Hard to believe we’ve already been in Spain for a month. It’s been a bit of a whirlwind. Our first weeks in Granada entailed a lot of just figuring out day to day living and getting to know our new city.
When we first got to Granada, our landlord, Carmen, met our taxis near the Mirador San Nicolas, a few “blocks” from our house. I say “blocks” because the streets in our neighborhood of the Albayzin are in no way straight or grid-like. It truly is a labyrinth of narrow cobblestone streets and high white-washed walls. Therefore, many of the streets are just small paths or even staircases and there is no way to get any kind of vehicle to our house, let alone two taxis holding a family of five and ten pieces of luggage. So, Carmen met us and we walked down the hill towards our home.
We settled in over the weekend, finding our way to various markets, restaurants and just getting our bearings. Our landlords had us over for dinner (paella!) and gave us all kinds of tips and tricks for living in this unique neighborhood. (For example, the grocery store with on-line shopping that delivers to your front door! After using our backpacks twice to haul groceries back up the hill, this was welcome news!)
Our first priority was applying for our residence cards. It only took three trips to our local Oficina de Extranjería to be given our NIE numbers which are extremely important here in Spain, because you can’t open a bank account, get a mobil phone or (usually) register the kids for school without them. One funny example of how things work in Spain: we needed a bank account to get local cell service. However, when we went to open our bank account, we were told we needed to provide them with a mobile telephone number in order to open an account. Apparently this type of conundrum is quite common in Spain!

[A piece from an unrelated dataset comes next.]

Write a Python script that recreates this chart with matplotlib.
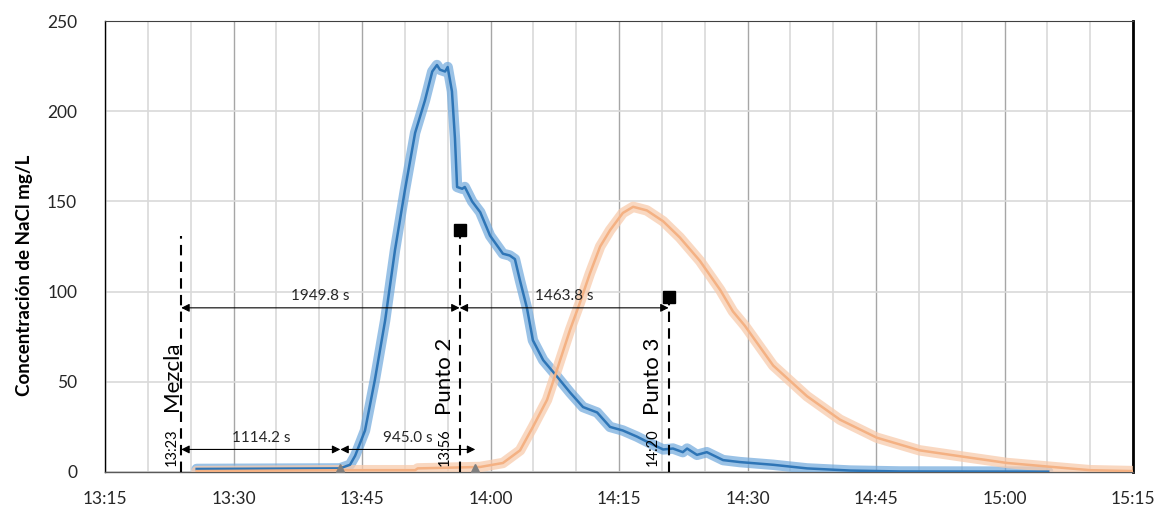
import matplotlib
matplotlib.use("Agg")
import matplotlib.pyplot as plt
from matplotlib.ticker import MultipleLocator, FuncFormatter
import numpy as np

plt.rcParams["font.family"] = ["Lato", "DejaVu Sans"]

# tiempo en minutos desde las 13:00, concentracion en mg/L
t_p2 = [25.7, 42.4, 43.6, 44.2, 45.35, 46.5, 47.7, 48.85, 50.0, 51.2, 52.35, 53.2,
        53.75, 54.1, 54.7, 55.0, 55.5, 55.85, 56.1, 56.7, 57.0, 57.85, 58.8, 59.95,
        61.45, 62.25, 62.85, 63.45, 64.25, 64.95, 66.15, 67.75, 69.3, 70.8, 72.45,
        73.95, 75.45, 77.1, 78.6, 80.15, 81.3, 82.45, 82.95, 84.1, 85.25, 87.15,
        89.1, 93.0, 96.95, 102.0, 107.8, 125.1]
c_p2 = [1.7, 2.0, 4.0, 9.0, 23.0, 51.0, 84.0, 123.0, 156.0, 188.0, 206.0, 222.0,
        225.6, 223.0, 222.0, 224.5, 211.0, 185.0, 158.0, 157.0, 158.0, 150.0, 144.0,
        131.0, 121.0, 120.0, 118.0, 106.0, 91.0, 73.0, 62.0, 53.0, 44.0, 36.0, 33.0,
        25.0, 23.0, 19.6, 16.0, 12.5, 13.0, 11.0, 13.0, 9.5, 11.0, 6.6,
        5.5, 4.0, 2.0, 0.8, 0.3, 0.2]

t_p3 = [25.7, 42.4, 51.2, 51.5, 58.8, 61.45, 63.45, 64.95, 66.6, 67.75, 69.3, 70.45,
        71.6, 72.8, 73.95, 75.45, 76.65, 78.25, 80.15, 82.1, 84.45, 86.8, 88.3,
        89.7, 93.0, 96.95, 100.8, 105.1, 110.1, 115.15, 120.3, 125.1, 130.0, 135.0]
c_p3 = [0.5, 1.0, 1.0, 2.0, 2.8, 5.0, 12.0, 25.0, 40.0, 56.5, 79.0, 94.0,
        110.0, 125.0, 134.0, 143.6, 147.0, 145.0, 139.0, 130.0, 117.0, 101.0, 89.0,
        81.0, 59.0, 42.0, 29.0, 19.0, 12.0, 8.5, 5.0, 3.0, 1.0, 0.5]

# eventos
t_mezcla = 23.9
dt_total = 1949.8   # s, mezcla -> punto 2
dt_p2_p3 = 1463.8   # s, punto 2 -> punto 3
dt_llegada = 1114.2  # s, mezcla -> llegada
dt_paso = 945.0      # s
t_punto2 = t_mezcla + dt_total / 60
t_punto3 = t_punto2 + dt_p2_p3 / 60
t_llegada2 = t_mezcla + dt_llegada / 60
t_llegada3 = t_llegada2 + dt_paso / 60

fig = plt.figure(figsize=(11.59, 5.08), dpi=100)
ax = fig.add_axes([105 / 1159, 1 - 472 / 508, 1028 / 1159, 451 / 508])

# curvas con halo
ax.plot(t_p2, c_p2, color="#6fa8dc", lw=7.5, alpha=0.7, solid_capstyle="round", zorder=3)
ax.plot(t_p2, c_p2, color="#2e75b6", lw=1.8, zorder=4)
ax.plot(t_p3, c_p3, color="#f8cbad", lw=7.5, alpha=0.75, solid_capstyle="round", zorder=3)
ax.plot(t_p3, c_p3, color="#f4b183", lw=1.8, zorder=4)

# lineas verticales discontinuas
dash = dict(color="black", lw=1.5, ls=(0, (5, 3)), zorder=5)
ax.plot([t_mezcla, t_mezcla], [0, 131], **dash)
ax.plot([t_punto2, t_punto2], [0, 134], **dash)
ax.plot([t_punto3, t_punto3], [0, 97], **dash)
ax.plot([t_punto2], [134], "s", color="black", ms=9, zorder=6)
ax.plot([t_punto3 + 0.1], [97], "s", color="black", ms=9, zorder=6)

# triangulos de llegada
ax.plot([t_llegada2, t_llegada3], [2, 2], "^", color="#7f7f7f", ms=6, zorder=6)

# flechas de tiempo
arr = dict(arrowstyle="<|-|>", color="black", lw=0.8, mutation_scale=12, shrinkA=0, shrinkB=0)
spans = [(t_mezcla, t_punto2, 91, "%.1f s" % dt_total),
         (t_punto2, t_punto3, 91, "%.1f s" % dt_p2_p3),
         (t_mezcla, t_llegada2, 12.5, "%.1f s" % dt_llegada),
         (t_llegada2, t_llegada3, 12.5, "%.1f s" % dt_paso)]
for a, b, y, txt in spans:
    ax.annotate("", xy=(b, y), xytext=(a, y), arrowprops=arr, zorder=6)
    ax.text((a + b) / 2, y + 2.5, txt, ha="center", va="bottom", fontsize=11, color="#262626", zorder=6)

# etiquetas verticales
labels = [(t_mezcla - 1.05, "Mezcla", "13:23"),
          (t_punto2 - 1.75, "Punto 2", "13:56"),
          (t_punto3 - 1.85, "Punto 3", "14:20")]
for x, name, hora in labels:
    ax.text(x, 53, name, rotation=90, ha="center", va="center", fontsize=16, zorder=6)
    ax.text(x, 14, hora, rotation=90, ha="center", va="center", fontsize=10.5, zorder=6)

ax.set_xlim(15, 135)
ax.set_ylim(0, 250)
ax.xaxis.set_major_locator(MultipleLocator(15))
ax.xaxis.set_minor_locator(MultipleLocator(5))
ax.yaxis.set_major_locator(MultipleLocator(50))
ax.xaxis.set_major_formatter(FuncFormatter(lambda v, p: "%d:%02d" % (13 + int(v) // 60, int(v) % 60)))
ax.grid(True, which="minor", axis="x", color="#d9d9d9", lw=1.2)
ax.grid(True, which="major", axis="x", color="#a6a6a6", lw=1.0)
ax.grid(True, which="major", axis="y", color="#d9d9d9", lw=1.2)
ax.set_axisbelow(True)
ax.tick_params(which="both", length=0, labelsize=12.5, colors="#262626")
ax.tick_params(axis="x", pad=14)
ax.tick_params(axis="y", pad=20)

ax.spines["left"].set_color("black")
ax.spines["left"].set_linewidth(1.0)
ax.spines["right"].set_color("black")
ax.spines["right"].set_linewidth(2.0)
ax.spines["top"].set_color("#404040")
ax.spines["top"].set_linewidth(0.8)
ax.spines["bottom"].set_color("#595959")
ax.spines["bottom"].set_linewidth(1.0)

fig.text(25 / 1159, 1 - 275 / 508, "Concentración de NaCl mg/L", rotation=90,
         ha="center", va="center", fontsize=13.5, fontweight="bold")

fig.savefig("out.png", dpi=100)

Our second week in Granada found us attending a half of a Mass at the Granada Cathedral (apparently Mass times listed on websites aren’t always accurate). It was nice to feel some familiarity in church, since Roman Catholic Masses are the same all over the world and even if we couldn’t recite the Lord’s Prayer in Spanish (yet!), we could at least follow along. That Sunday was a big Spanish immersion day for us as we also spent the afternoon at one of the local movie theaters watching Mi Amigo Gigante (The BFG). Since it was also Robbie’s 15th birthday, we let him pick our lunch spot, and we ended up at Burger King, enjoying a taste from home. (Although we never actually go to Burger King in Seattle!)
The following day we started two weeks of Spanish language classes at Escuela Delengua, just a short walk from our house. Matthew and Gabi were in a private class together, Robbie was in a beginner adult class, and Jason and I squeaked into an A2 level class where we focused a lot on verb tenses and grammar. We had classmates from Holland, England and Mauritania in West Africa. I’m amazed at the language teachers and how they can teach Spanish to people who speak all different languages. Language classes are intense, three hours a day, with a 30 minute break in the middle. We all were mentally exhausted after the first week, but I’m really proud of the kids for all their hard work.
The following week brought our first visitor! Ciara works as a nanny in Seattle for our friends and is spending the majority of the summer traveling solo around Europe. She stopped by (if traveling by bus for 14 hours can be considered “stopping by”) Granada a little over halfway through her trip, and it was great having her with us! We still had classes during the mornings, but had a fun time in the evenings, bar-hopping for tapas, attending a flamenco show with our language school and introducing her to Game Night in a Can during one of our nights “in.” Gabi especially bonded with her since they were roomies for the week, and she really missed Ciara when she left. You can check out Ciara’s adventures at her blog Willfully Wandering.
With the end of our first month nearing and a week break in our Spanish lessons, we decided to head to a beach for some cooler weather and a change of scenery. Guess what? So does every other family in Spain. We really wanted to head to the beach areas in Andalucia, as we had heard lovely things about Cadiz and liked the idea of a short car ride to the beaches near Marbella, but we could not find a suitable place to stay. We ended up about four hours away near Cartegena, which turned out to be pretty great. Not only did we find a nice resort with wonderful beaches nearby, Cartagena is an historically important city in Spain, full of Roman ruins and tons of history. Highlights included a visit to the ruins of a Roman theater, era 5-1 BC, and the Spanish Civil War Museum, housed in a former bomb shelter.
On the drive home, we ended up finding “Texas Hollywood” near Almeria, which happens to be the location for numerous Spaghetti Westerns, including The Good, The Bad and The Ugly, and A Fistful of Dollars.
Overall, this first month has gone well. It’s definitely challenging not being able to communicate easily with most people we come across, but we are figuring things out. Everyone we have met (with the exception of Jason’s new “friend” at an internet cafe/copy place) has been super helpful and kind. We are getting into a nice routine, but still have lots of time to explore and just enjoy Granada. It’s pretty magical, and it’s still hard for me to believe that we actually LIVE here and we aren’t on vacation.